Heads

Hideout #47

The film required different emotions so the two sisters had swap out faces and head cores that permanently stayed on their bodies. First, the sculpted heads have a seam line scored along the hairline and side of the face. Then it is molded and cast in plastic, and the faces are dremeled off so that the faces and back of the heads are separate. Keyholes and eyeholes are dremeled into the head core and the inside of the face masks are built up with Propoxy to create the "locking key" that would interlock with the holes in the head core. The inside of the face masks are also dremeled away so that the eyeballs are flush with the eyelids. Then the parts are molded and recast again in plastic, now as separate head cores and face masks, since it would be easier to touch up the seam and keys if the parts were completely made of hard plastic (as opposed to thin layers of built up Propoxy). The molds are also made with better vent paths so that the face masks can be cast more smoothly. The clean up was done with Bondo.

Cleaned up seam of little sister.

Because the film was based around the characters' obsession with their appearances, it was important that the faces were made of silicone. Plastic, even if painted to be realistic, would always lack the life-like glow and translucency that real skin has. The heads were sculpted and molded, however that mold was used to cast plastic heads first. The back of the plastic head is marked along the “hairline” and is dremelled away, creating a smooth space that was ⅜” deep. Then the hole was refilled in two layers to create two “caps”. These caps would click back into the hole of the head and would later be cast in silicone. The reason why caps were made was because each body needed multiple heads and since hair was such a long, tedious process, a single hairstyle could be punched into one cap and that cap could be moved onto each of the different expressions. This eliminated the need for each head having a hairstyle.

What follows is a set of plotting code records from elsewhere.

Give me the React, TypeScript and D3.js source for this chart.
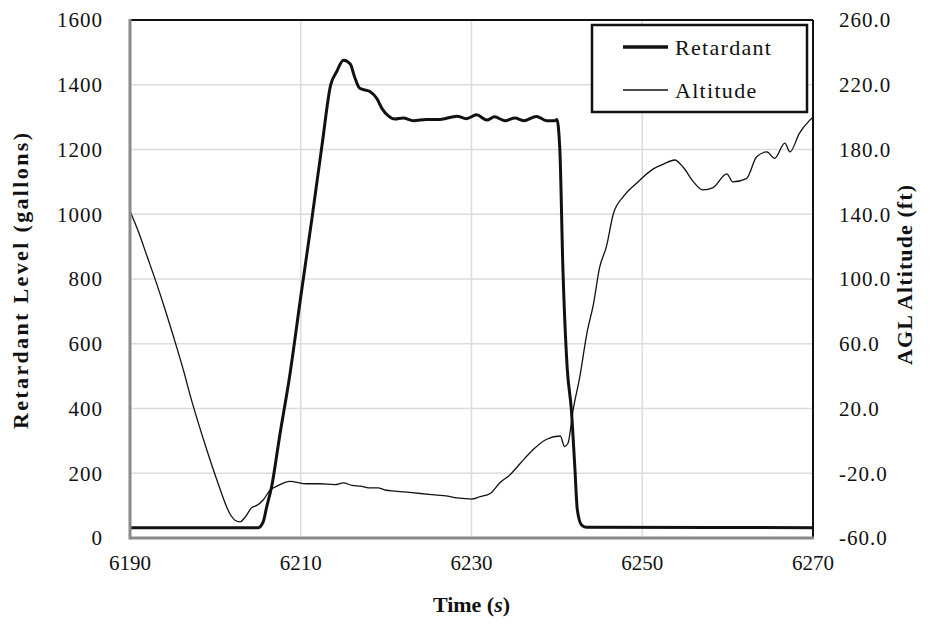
import React from 'react';
import * as d3 from 'd3';

// Retardant level (gallons) against time (s)
const retardantTime = [6190, 6205.0, 6205.6, 6206.0, 6206.6, 6207.5, 6208.7, 6210, 6211.3, 6212.5, 6213.5, 6214.2, 6215.0, 6215.8, 6216.3, 6216.9, 6218.1, 6218.9, 6219.5, 6220.3, 6221.0, 6222.0, 6223.2, 6224.7, 6226.3, 6228.3, 6229.4, 6230.6, 6231.8, 6232.7, 6233.9, 6235.1, 6236.1, 6237.6, 6238.8, 6239.8, 6240.0, 6240.35, 6240.7, 6241.2, 6241.7, 6242.1, 6242.4, 6242.9, 6243.5, 6270];
const retardantGallons = [32, 32, 50, 95, 160, 310, 500, 745, 985, 1215, 1399, 1440, 1476, 1464, 1425, 1389, 1379, 1358, 1327, 1303, 1294, 1297, 1289, 1293, 1293, 1303, 1295, 1307, 1291, 1301, 1289, 1297, 1289, 1302, 1289, 1289, 1293, 1198, 838, 529, 395, 220, 86, 40, 33, 32];

// AGL altitude (ft) against time (s)
const altitudeTime = [6190, 6191, 6192, 6193, 6194, 6195, 6196.4, 6197.0, 6198.6, 6200.3, 6201.7, 6202.3, 6202.9, 6203.5, 6204.3, 6204.8, 6205.6, 6206.4, 6207.4, 6208.7, 6210.7, 6212.2, 6214, 6215, 6216, 6217, 6218, 6219, 6220, 6221, 6222, 6223, 6224, 6225, 6226, 6227, 6228, 6229, 6230, 6231.0, 6232.2, 6233.3, 6234.5, 6235.7, 6237.2, 6238.8, 6240.4, 6240.9, 6241.3, 6241.9, 6242.7, 6243.5, 6244.3, 6245.0, 6245.8, 6246.6, 6247.8, 6249.3, 6251.3, 6252.5, 6253.8, 6254.8, 6256.0, 6257.1, 6258.3, 6259.9, 6260.6, 6262.2, 6263.4, 6264.6, 6265.5, 6266.7, 6267.3, 6268.4, 6269.6, 6270];
const altitudeFeet = [142, 129, 114, 99, 83, 66, 41, 29, 1, -26, -45, -49, -50, -47, -41, -40, -36.5, -30.5, -27.5, -25, -26.5, -26.5, -27, -26, -27.5, -28, -29, -29, -30.5, -31, -31.5, -32, -32.5, -33, -33.5, -34, -35, -35.5, -36, -34.5, -32.5, -26, -21, -14, -5.5, 1, 3, -3.5, -1.5, 19, 40, 66, 85, 107, 120, 140, 151, 159, 168, 171, 173.5, 169, 160, 155, 156.5, 165, 160, 162, 175.5, 178.5, 174.5, 184, 178.5, 190, 198, 200];

const timeTicks = [6190, 6210, 6230, 6250, 6270];
const gallonTicks = [0, 200, 400, 600, 800, 1000, 1200, 1400, 1600];
const altitudeTicks = [-60, -20, 20, 60, 100, 140, 180, 220, 260];

const W = 935;
const H = 624;
const plot = { left: 130, right: 813, top: 20, bottom: 538 };
const font = '"Liberation Serif", "Times New Roman", serif';

export default function App() {
  const x = d3.scaleLinear().domain([6190, 6270]).range([plot.left, plot.right]);
  const yL = d3.scaleLinear().domain([0, 1600]).range([plot.bottom, plot.top]);
  const yR = d3.scaleLinear().domain([-60, 260]).range([plot.bottom, plot.top]);

  const retLine = d3.line<number>()
    .x((d, i) => x(retardantTime[i]))
    .y(d => yL(d))
    .curve(d3.curveMonotoneX);
  const altLine = d3.line<number>()
    .x((d, i) => x(altitudeTime[i]))
    .y(d => yR(d))
    .curve(d3.curveMonotoneX);

  const midY = (plot.top + plot.bottom) / 2;

  return (
    <svg width={W} height={H} viewBox={`0 0 ${W} ${H}`}
      style={{ position: 'absolute', left: 0, top: 0, background: '#fff' }}
      fontFamily={font}>
      <rect x={0} y={0} width={W} height={H} fill="#fff" />

      {/* grid */}
      {gallonTicks.map(t => (
        <line key={'gy' + t} x1={plot.left} x2={plot.right} y1={yL(t)} y2={yL(t)}
          stroke="#dcdcdc" strokeWidth={1.5} />
      ))}
      {timeTicks.map(t => (
        <line key={'gx' + t} x1={x(t)} x2={x(t)} y1={plot.top} y2={plot.bottom}
          stroke="#dcdcdc" strokeWidth={1.5} />
      ))}

      {/* series */}
      <path d={altLine(altitudeFeet) || ''} fill="none" stroke="#111" strokeWidth={1.3} />
      <path d={retLine(retardantGallons) || ''} fill="none" stroke="#111" strokeWidth={3} strokeLinejoin="round" />

      {/* frame */}
      <line x1={plot.left} x2={plot.right} y1={plot.top} y2={plot.top} stroke="#111" strokeWidth={2} />
      <line x1={plot.right} x2={plot.right} y1={plot.top} y2={plot.bottom} stroke="#111" strokeWidth={2} />
      <line x1={plot.left} x2={plot.left} y1={plot.top - 1} y2={plot.bottom + 1.5} stroke="#8a8a8a" strokeWidth={3} />
      <line x1={plot.left} x2={plot.right + 1} y1={plot.bottom} y2={plot.bottom} stroke="#8a8a8a" strokeWidth={3} />

      {/* left axis labels */}
      {gallonTicks.map(t => (
        <text key={'lt' + t} x={103} y={yL(t)} dy="0.35em" textAnchor="end" fontSize={21} fill="#111"
          letterSpacing={1}>{t}</text>
      ))}
      {/* right axis labels */}
      {altitudeTicks.map(t => (
        <text key={'rt' + t} x={839} y={yR(t)} dy="0.35em" textAnchor="start" fontSize={21} fill="#111"
          letterSpacing={1}>{t.toFixed(1)}</text>
      ))}
      {/* bottom axis labels */}
      {timeTicks.map(t => (
        <text key={'bt' + t} x={x(t)} y={563} dy="0.35em" textAnchor="middle" fontSize={21} fill="#111">{t}</text>
      ))}

      {/* axis titles */}
      <text transform={`translate(28, ${midY + 2}) rotate(-90)`} textAnchor="middle"
        fontSize={22} fontWeight="bold" fill="#111" textLength={296} lengthAdjust="spacing">Retardant Level (gallons)</text>
      <text transform={`translate(912, ${midY - 4}) rotate(-90)`} textAnchor="middle"
        fontSize={22} fontWeight="bold" fill="#111" textLength={180} lengthAdjust="spacing">AGL Altitude (ft)</text>
      <text x={(plot.left + plot.right) / 2} y={612} textAnchor="middle" fontSize={22} fontWeight="bold" fill="#111">
        Time (<tspan fontStyle="italic">s</tspan>)
      </text>

      {/* legend */}
      <rect x={592} y={25} width={215} height={87} fill="#fff" stroke="#111" strokeWidth={2.5} />
      <line x1={623} x2={668} y1={47} y2={47} stroke="#111" strokeWidth={3.5} />
      <line x1={623} x2={668} y1={90} y2={90} stroke="#111" strokeWidth={1.3} />
      <text x={675} y={47} dy="0.35em" fontSize={22} fill="#111" letterSpacing={1.3}>Retardant</text>
      <text x={675} y={90} dy="0.35em" fontSize={22} fill="#111" letterSpacing={1.3}>Altitude</text>
    </svg>
  );
}
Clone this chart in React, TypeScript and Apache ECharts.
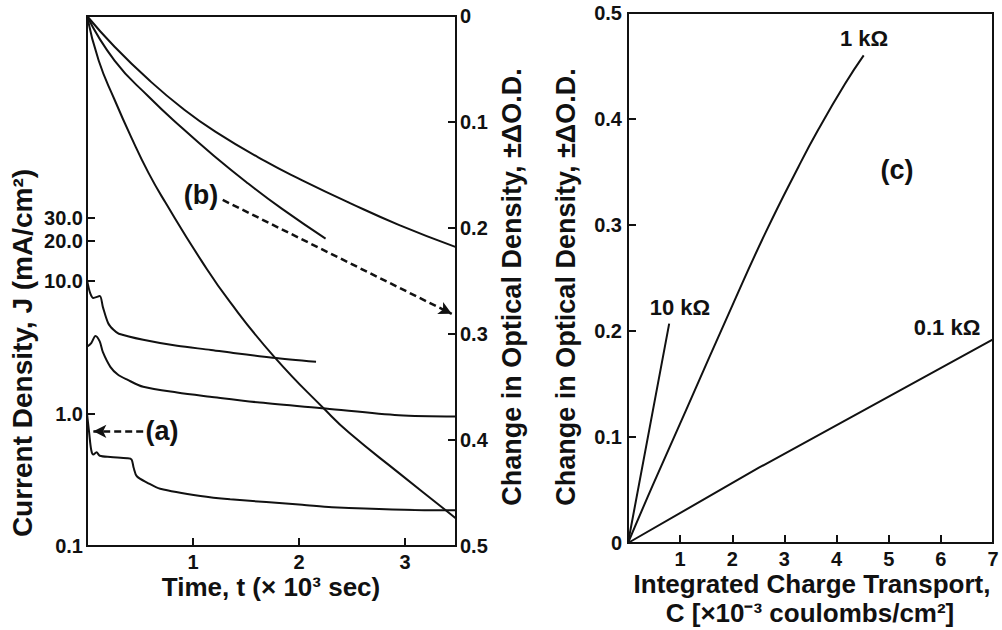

Then a silicone mold is made of the plastic head with the caps cut out. A head core, similar to a skull, holds the eyeballs, eyelids, and helps the silicone grip onto something. Additionally, it lines up the head caps so that they are perfectly registered on every head. The outer silicone color is painted onto the mold and, with the head core inside the mold, injected with the inner silicone color. Details, such as blushing, contour, and makeup, are silicone painted afterwards.